§ What you have to do
Report how many lines contain "this". Give the number and nothing else.

§ Extracted information
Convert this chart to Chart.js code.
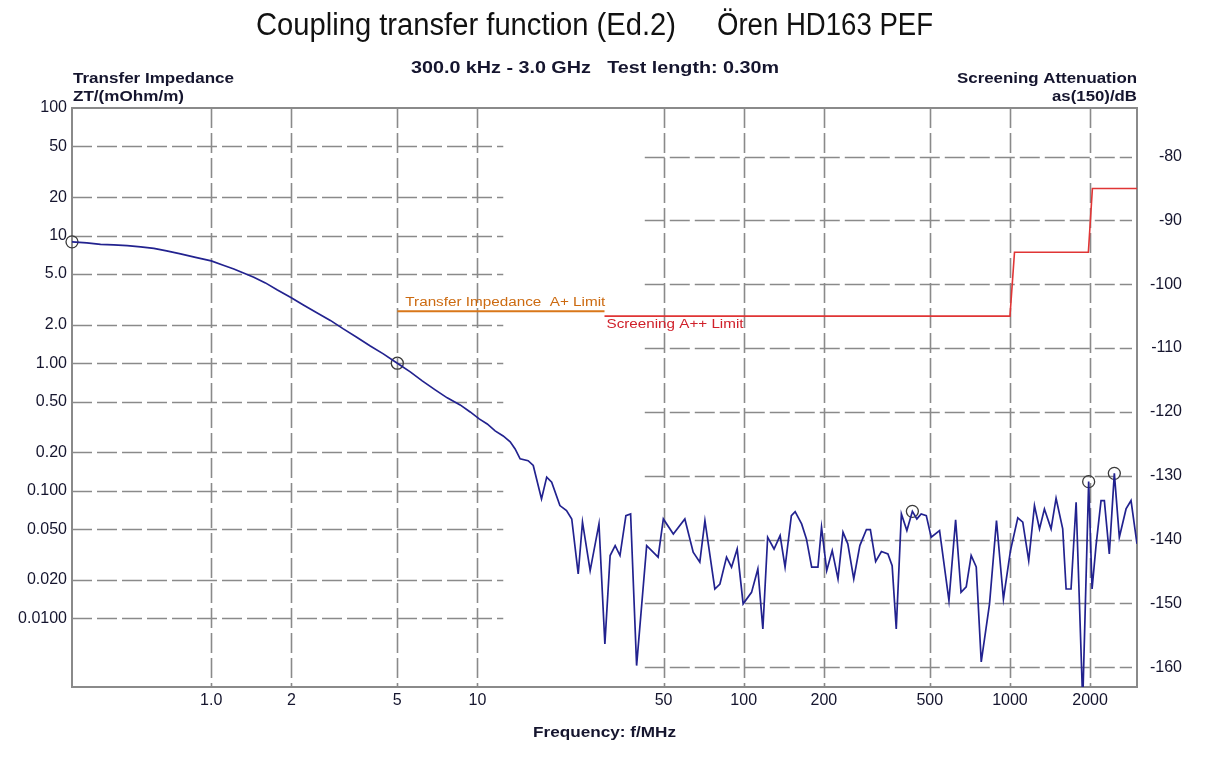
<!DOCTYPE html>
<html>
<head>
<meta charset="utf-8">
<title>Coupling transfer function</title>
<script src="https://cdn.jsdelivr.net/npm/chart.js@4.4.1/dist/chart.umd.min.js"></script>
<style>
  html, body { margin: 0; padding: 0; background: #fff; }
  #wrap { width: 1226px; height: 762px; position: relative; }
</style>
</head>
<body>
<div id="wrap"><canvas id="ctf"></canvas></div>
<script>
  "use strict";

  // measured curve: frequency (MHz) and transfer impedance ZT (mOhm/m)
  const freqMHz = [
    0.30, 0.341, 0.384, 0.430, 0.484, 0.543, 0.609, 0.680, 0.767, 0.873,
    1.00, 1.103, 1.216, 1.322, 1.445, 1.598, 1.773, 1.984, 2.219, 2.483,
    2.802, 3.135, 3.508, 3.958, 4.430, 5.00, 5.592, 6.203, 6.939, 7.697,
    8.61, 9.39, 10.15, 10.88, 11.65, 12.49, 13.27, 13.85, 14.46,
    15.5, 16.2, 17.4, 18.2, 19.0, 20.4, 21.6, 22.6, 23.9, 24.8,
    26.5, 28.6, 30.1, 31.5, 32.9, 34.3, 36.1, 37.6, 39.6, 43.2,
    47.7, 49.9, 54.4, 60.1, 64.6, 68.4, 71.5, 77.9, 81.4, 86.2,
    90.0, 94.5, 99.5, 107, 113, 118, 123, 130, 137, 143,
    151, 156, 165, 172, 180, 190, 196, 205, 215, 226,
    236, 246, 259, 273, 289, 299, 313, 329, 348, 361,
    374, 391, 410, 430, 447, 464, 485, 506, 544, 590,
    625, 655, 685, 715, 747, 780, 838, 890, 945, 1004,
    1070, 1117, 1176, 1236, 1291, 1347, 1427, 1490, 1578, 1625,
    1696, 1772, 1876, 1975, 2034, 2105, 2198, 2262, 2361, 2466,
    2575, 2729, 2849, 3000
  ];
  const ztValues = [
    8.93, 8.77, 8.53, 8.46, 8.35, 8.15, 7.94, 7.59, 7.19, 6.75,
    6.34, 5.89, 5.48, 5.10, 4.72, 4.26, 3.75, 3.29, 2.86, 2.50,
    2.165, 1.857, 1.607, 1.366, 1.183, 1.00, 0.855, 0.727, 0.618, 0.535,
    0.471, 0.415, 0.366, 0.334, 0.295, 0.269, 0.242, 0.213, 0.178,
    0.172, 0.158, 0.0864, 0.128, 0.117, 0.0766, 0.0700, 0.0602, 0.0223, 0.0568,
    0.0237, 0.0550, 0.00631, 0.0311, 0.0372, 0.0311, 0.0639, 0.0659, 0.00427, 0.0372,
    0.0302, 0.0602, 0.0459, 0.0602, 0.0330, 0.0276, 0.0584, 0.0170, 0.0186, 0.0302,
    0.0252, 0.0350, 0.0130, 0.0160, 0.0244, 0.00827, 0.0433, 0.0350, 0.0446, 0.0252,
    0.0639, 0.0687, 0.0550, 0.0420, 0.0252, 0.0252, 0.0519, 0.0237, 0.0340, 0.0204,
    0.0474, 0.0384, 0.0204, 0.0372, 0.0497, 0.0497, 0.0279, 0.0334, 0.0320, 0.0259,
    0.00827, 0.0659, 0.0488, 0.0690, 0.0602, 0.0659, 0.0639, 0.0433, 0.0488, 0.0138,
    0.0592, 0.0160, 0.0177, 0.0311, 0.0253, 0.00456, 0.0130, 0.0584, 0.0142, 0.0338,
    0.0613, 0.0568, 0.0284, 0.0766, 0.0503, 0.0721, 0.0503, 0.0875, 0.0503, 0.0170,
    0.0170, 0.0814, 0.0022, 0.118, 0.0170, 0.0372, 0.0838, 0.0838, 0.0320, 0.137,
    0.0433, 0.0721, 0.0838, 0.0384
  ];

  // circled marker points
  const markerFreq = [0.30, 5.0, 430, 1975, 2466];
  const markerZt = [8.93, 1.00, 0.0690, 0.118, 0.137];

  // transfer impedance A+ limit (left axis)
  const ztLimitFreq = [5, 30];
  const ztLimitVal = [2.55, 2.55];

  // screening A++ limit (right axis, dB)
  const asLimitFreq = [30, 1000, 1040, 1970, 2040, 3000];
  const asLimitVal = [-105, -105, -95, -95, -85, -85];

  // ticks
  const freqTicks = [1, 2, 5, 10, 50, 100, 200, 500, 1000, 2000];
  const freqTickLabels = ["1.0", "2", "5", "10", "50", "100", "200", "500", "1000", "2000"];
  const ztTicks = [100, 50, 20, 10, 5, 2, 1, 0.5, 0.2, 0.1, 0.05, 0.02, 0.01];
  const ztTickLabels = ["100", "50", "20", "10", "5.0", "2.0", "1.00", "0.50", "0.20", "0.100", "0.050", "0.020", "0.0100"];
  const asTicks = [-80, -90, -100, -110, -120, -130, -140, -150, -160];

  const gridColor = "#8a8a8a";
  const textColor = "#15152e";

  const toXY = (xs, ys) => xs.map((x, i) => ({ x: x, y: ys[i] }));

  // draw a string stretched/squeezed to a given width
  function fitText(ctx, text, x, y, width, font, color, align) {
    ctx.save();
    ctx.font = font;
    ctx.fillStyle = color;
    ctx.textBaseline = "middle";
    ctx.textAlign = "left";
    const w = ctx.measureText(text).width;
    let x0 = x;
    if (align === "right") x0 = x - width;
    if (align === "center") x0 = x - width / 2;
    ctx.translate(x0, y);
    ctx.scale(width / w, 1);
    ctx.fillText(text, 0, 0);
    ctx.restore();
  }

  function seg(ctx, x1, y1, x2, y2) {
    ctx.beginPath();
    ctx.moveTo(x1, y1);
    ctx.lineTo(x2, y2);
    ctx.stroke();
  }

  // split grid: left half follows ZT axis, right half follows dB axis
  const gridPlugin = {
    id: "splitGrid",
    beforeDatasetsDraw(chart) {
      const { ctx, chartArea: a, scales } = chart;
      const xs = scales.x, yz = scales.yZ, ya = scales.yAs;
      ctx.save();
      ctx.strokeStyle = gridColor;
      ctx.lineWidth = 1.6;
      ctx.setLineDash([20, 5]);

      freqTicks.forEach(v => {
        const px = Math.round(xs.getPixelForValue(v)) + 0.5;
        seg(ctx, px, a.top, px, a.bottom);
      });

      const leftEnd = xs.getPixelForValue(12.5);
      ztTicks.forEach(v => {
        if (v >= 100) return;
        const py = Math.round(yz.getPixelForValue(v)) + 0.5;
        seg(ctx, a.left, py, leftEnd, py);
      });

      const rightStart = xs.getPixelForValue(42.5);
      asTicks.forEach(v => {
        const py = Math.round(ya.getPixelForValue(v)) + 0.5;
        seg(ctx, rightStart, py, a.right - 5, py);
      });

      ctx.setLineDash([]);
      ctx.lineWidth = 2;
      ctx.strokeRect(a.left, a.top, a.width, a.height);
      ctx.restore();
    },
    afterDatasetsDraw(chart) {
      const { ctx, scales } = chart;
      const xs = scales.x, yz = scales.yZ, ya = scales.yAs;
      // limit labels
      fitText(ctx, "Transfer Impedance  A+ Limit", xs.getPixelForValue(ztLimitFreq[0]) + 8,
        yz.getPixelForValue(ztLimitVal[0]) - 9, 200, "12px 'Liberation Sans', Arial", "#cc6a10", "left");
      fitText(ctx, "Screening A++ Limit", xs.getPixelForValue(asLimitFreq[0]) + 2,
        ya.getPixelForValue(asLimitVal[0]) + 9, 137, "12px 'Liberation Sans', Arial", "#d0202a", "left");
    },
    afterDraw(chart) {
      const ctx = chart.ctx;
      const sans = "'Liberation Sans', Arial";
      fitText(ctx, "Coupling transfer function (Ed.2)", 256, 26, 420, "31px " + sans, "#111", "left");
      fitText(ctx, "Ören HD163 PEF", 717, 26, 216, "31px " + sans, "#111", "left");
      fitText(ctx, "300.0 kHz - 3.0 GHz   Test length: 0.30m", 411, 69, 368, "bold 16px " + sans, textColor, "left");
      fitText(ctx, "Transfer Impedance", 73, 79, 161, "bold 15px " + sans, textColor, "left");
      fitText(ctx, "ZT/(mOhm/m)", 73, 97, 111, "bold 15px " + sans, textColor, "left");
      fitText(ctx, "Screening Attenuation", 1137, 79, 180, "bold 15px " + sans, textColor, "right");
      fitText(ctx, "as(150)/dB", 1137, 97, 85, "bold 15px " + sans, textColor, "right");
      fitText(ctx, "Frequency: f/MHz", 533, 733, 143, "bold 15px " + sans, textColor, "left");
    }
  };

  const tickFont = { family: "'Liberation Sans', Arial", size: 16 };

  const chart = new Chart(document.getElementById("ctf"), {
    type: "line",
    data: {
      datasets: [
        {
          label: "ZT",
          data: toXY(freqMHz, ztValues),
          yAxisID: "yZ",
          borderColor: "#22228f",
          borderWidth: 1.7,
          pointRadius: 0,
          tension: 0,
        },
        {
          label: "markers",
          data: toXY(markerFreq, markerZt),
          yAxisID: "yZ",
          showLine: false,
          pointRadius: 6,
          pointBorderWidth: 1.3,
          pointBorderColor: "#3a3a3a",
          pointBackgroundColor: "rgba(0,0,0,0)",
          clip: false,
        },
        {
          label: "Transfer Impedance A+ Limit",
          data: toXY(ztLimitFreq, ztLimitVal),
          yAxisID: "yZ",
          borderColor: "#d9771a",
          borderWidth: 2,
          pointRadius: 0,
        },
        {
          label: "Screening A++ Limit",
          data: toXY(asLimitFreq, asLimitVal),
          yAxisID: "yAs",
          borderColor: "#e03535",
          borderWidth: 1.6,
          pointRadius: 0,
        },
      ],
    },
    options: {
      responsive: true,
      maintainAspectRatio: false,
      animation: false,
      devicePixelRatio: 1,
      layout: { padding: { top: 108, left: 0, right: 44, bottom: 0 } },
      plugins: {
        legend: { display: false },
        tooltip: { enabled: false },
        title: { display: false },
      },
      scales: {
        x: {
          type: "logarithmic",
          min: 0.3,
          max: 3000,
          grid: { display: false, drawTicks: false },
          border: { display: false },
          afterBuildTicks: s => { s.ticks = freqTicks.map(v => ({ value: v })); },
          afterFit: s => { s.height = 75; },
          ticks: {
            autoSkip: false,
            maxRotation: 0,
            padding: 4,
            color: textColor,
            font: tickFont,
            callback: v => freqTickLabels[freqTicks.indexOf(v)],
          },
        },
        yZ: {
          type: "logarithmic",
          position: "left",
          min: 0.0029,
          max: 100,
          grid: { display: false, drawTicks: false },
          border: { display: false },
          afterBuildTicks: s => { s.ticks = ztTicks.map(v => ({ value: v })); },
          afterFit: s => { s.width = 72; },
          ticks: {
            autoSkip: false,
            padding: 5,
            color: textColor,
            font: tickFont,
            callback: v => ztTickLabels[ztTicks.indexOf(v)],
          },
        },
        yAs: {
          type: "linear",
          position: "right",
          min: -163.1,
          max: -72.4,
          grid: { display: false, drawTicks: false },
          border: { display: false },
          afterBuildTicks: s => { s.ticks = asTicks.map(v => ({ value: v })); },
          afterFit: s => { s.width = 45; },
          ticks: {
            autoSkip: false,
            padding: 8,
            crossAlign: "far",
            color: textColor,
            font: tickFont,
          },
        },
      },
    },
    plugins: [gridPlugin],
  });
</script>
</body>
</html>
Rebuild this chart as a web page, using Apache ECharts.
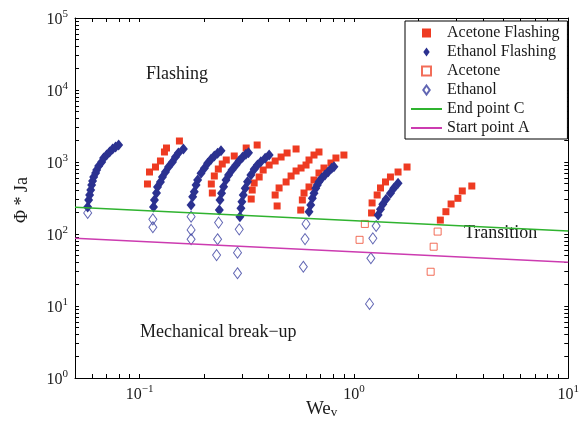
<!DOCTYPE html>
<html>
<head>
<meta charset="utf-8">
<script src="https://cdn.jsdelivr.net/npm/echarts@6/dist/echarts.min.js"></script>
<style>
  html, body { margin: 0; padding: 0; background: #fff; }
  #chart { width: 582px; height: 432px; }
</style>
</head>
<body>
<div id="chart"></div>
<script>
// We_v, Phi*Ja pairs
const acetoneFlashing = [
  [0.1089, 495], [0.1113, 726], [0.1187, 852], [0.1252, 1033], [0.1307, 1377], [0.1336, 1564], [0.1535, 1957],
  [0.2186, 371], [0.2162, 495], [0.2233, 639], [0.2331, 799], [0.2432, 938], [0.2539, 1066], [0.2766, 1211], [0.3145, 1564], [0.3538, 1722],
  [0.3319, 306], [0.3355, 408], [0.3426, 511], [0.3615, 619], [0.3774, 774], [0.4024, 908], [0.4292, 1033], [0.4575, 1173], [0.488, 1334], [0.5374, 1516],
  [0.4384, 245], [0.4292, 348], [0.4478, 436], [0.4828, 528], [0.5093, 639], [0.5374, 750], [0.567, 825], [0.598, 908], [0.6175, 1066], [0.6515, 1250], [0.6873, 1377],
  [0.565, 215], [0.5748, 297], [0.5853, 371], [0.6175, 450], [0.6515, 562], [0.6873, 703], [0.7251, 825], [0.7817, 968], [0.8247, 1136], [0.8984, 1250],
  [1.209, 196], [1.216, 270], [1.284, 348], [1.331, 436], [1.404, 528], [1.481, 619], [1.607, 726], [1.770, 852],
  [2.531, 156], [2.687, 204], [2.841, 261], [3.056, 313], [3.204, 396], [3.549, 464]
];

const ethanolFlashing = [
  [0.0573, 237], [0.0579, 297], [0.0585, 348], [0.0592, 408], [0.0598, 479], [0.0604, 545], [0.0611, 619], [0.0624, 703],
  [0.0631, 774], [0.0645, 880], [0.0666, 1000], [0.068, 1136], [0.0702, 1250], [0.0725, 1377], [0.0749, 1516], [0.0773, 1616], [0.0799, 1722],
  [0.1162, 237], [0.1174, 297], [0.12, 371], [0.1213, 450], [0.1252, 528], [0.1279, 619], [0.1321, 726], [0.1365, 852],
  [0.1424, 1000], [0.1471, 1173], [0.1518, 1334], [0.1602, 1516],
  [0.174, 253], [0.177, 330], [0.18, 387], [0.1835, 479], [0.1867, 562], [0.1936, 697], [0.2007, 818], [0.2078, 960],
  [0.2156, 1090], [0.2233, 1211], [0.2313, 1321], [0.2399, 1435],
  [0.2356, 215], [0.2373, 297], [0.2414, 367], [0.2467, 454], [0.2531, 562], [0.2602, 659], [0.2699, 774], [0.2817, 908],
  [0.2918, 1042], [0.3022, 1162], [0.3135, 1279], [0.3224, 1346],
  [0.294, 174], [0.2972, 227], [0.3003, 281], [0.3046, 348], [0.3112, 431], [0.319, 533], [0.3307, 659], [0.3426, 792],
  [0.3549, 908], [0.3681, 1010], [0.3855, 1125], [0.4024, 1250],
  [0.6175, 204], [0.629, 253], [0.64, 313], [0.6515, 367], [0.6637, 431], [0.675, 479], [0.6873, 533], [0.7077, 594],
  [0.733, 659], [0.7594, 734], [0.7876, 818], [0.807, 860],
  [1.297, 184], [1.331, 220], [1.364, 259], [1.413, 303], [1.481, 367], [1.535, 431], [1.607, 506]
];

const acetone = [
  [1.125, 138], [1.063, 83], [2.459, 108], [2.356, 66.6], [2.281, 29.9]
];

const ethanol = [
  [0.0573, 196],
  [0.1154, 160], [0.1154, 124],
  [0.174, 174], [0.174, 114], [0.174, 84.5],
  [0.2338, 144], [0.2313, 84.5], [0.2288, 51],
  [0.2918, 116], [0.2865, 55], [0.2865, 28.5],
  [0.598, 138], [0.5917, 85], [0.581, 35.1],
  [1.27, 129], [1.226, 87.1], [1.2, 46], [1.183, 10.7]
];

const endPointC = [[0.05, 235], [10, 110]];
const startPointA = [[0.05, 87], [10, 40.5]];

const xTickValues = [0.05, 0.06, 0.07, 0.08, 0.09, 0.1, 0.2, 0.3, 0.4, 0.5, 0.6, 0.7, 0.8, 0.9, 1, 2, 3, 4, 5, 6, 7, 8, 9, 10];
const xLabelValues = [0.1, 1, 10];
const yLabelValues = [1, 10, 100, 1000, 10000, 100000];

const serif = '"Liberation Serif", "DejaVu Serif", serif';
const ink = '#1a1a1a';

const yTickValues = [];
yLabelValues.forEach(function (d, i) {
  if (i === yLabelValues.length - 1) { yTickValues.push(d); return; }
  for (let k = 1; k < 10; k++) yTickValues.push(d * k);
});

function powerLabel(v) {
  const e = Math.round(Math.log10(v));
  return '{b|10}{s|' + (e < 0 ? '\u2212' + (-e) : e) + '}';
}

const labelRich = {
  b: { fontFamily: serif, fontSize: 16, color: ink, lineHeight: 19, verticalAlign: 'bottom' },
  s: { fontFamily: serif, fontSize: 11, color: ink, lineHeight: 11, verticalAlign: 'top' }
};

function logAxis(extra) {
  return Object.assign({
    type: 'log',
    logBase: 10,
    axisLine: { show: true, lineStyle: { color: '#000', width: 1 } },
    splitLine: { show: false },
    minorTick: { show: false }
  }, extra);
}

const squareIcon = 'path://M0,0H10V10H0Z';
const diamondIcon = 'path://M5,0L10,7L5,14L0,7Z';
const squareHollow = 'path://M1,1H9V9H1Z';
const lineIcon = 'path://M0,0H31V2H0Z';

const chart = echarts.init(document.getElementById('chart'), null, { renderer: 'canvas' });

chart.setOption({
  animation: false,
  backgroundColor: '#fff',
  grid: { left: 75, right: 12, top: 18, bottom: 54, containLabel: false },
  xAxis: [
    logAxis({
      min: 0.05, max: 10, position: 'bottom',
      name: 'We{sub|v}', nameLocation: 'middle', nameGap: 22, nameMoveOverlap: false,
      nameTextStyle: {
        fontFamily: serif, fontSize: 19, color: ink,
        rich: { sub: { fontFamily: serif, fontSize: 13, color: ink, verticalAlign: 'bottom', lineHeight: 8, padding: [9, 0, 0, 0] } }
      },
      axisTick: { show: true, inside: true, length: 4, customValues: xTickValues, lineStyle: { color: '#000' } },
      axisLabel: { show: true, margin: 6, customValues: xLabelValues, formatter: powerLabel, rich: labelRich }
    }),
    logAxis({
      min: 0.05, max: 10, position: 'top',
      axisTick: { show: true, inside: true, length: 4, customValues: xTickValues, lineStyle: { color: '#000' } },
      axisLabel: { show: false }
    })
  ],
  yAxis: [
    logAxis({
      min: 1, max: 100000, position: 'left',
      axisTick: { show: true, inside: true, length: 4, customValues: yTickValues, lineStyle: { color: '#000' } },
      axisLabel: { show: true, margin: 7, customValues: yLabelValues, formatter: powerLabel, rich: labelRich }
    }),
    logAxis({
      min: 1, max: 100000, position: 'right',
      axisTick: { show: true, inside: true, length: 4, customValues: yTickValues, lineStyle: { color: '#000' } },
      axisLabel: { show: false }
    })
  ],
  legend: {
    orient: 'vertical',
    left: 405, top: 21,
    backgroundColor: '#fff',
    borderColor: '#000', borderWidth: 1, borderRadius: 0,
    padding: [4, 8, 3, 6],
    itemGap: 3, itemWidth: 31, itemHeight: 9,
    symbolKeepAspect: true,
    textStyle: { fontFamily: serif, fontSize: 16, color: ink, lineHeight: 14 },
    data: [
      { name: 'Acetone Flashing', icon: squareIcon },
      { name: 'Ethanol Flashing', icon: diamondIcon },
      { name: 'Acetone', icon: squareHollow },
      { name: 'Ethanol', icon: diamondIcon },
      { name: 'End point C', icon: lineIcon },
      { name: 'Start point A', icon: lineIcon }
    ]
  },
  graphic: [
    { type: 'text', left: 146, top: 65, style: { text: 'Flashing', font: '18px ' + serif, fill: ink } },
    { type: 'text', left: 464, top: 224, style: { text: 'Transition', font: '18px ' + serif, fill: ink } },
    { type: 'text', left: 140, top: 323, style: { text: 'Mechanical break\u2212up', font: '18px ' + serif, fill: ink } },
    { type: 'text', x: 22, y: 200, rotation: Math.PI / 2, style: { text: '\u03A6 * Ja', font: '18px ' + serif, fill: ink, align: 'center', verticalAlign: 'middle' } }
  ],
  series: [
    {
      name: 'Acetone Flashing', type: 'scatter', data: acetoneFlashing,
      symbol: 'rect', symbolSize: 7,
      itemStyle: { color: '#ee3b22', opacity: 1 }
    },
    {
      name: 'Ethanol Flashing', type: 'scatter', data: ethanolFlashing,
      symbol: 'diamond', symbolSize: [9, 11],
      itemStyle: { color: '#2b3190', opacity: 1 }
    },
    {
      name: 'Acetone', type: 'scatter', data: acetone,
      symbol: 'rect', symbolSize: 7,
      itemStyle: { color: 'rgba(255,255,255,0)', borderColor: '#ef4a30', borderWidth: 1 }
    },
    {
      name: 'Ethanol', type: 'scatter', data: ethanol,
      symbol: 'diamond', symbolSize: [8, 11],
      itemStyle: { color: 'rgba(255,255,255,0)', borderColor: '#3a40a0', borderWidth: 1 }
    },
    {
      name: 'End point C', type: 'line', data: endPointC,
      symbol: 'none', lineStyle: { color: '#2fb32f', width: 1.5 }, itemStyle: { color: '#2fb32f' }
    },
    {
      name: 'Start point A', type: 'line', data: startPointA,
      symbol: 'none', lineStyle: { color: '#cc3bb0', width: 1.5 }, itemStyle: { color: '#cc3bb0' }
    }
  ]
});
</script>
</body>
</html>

§ Solution below
2